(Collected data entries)
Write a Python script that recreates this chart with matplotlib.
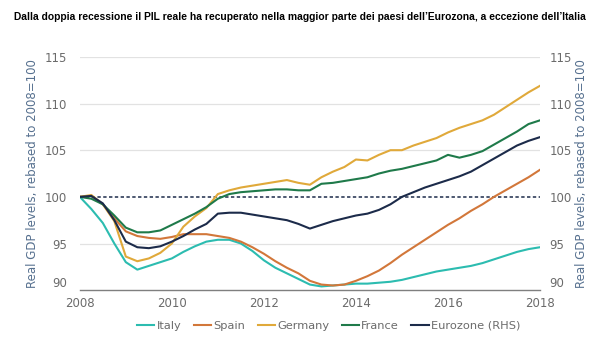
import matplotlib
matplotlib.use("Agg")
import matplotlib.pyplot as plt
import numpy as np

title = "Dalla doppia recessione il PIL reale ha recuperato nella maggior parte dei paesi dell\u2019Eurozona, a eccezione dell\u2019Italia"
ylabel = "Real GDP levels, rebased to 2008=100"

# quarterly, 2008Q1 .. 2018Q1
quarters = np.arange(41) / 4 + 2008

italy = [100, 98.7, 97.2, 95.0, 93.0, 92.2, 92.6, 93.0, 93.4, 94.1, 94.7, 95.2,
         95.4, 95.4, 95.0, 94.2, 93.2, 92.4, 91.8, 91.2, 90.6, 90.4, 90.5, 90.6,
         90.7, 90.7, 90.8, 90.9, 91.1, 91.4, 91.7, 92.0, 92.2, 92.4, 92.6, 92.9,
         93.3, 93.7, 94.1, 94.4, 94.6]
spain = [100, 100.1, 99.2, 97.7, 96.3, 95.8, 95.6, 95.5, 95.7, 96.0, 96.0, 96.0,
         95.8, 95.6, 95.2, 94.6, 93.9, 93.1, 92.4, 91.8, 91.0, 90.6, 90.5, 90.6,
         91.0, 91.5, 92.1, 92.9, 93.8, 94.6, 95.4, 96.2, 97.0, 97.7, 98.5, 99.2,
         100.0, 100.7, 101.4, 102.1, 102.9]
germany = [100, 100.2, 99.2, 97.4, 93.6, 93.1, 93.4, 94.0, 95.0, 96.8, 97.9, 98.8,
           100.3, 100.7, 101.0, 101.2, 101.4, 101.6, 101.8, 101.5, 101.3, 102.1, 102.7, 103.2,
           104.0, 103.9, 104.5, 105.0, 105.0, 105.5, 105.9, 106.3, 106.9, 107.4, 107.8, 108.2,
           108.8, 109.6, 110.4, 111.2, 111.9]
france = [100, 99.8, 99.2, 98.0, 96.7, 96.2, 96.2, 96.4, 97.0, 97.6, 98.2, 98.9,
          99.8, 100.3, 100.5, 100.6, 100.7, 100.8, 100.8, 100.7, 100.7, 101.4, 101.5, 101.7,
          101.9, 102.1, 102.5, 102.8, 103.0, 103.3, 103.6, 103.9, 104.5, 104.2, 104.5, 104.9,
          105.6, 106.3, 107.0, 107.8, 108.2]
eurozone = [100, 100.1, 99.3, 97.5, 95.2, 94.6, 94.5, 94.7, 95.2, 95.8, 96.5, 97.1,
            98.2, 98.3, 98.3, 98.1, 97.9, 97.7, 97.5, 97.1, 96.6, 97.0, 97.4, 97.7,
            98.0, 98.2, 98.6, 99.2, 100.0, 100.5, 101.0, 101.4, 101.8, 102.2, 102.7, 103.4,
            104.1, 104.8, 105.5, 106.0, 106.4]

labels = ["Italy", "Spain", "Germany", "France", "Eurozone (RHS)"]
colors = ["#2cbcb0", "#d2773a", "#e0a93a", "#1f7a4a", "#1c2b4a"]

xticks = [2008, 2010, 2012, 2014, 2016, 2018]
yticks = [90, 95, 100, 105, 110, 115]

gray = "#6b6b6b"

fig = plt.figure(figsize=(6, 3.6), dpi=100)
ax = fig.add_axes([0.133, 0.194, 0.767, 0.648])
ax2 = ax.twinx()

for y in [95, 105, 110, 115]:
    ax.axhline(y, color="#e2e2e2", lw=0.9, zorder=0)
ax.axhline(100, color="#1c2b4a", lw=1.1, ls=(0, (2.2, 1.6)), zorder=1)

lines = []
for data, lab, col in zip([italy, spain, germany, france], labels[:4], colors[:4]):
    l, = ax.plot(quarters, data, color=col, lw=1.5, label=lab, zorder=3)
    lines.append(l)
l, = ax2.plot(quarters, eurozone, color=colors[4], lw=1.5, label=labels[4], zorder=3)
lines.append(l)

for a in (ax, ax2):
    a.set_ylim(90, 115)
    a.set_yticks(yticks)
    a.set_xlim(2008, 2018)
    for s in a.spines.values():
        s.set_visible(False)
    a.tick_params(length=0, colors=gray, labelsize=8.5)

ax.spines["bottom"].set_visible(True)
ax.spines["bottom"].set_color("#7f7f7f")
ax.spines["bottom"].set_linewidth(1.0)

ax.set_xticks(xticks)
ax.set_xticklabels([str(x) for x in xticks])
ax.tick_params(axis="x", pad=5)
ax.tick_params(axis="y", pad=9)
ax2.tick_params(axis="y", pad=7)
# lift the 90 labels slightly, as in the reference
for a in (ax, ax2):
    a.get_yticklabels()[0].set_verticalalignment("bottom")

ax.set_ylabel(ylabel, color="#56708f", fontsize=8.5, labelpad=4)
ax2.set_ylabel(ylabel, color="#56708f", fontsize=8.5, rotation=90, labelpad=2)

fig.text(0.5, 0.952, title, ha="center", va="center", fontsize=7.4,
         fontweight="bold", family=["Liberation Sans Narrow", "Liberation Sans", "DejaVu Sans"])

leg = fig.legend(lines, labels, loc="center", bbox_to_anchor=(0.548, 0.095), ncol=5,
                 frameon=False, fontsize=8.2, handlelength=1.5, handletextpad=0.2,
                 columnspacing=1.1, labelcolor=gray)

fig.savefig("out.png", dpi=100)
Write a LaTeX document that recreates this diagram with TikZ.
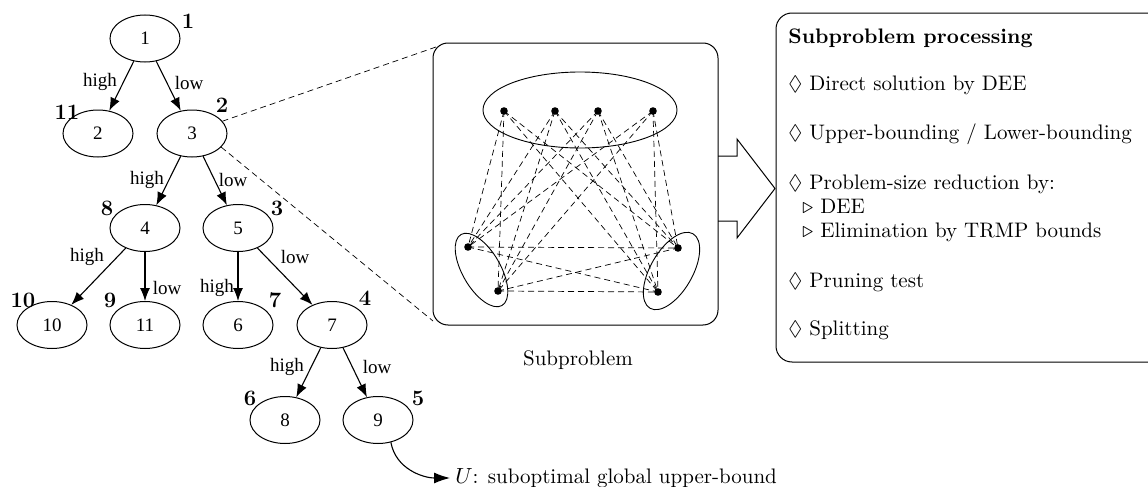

▸ WHAT TO WORK ON
Say how many lines hold the word "Write", giving the number and nothing else.

▸ ANSWER
2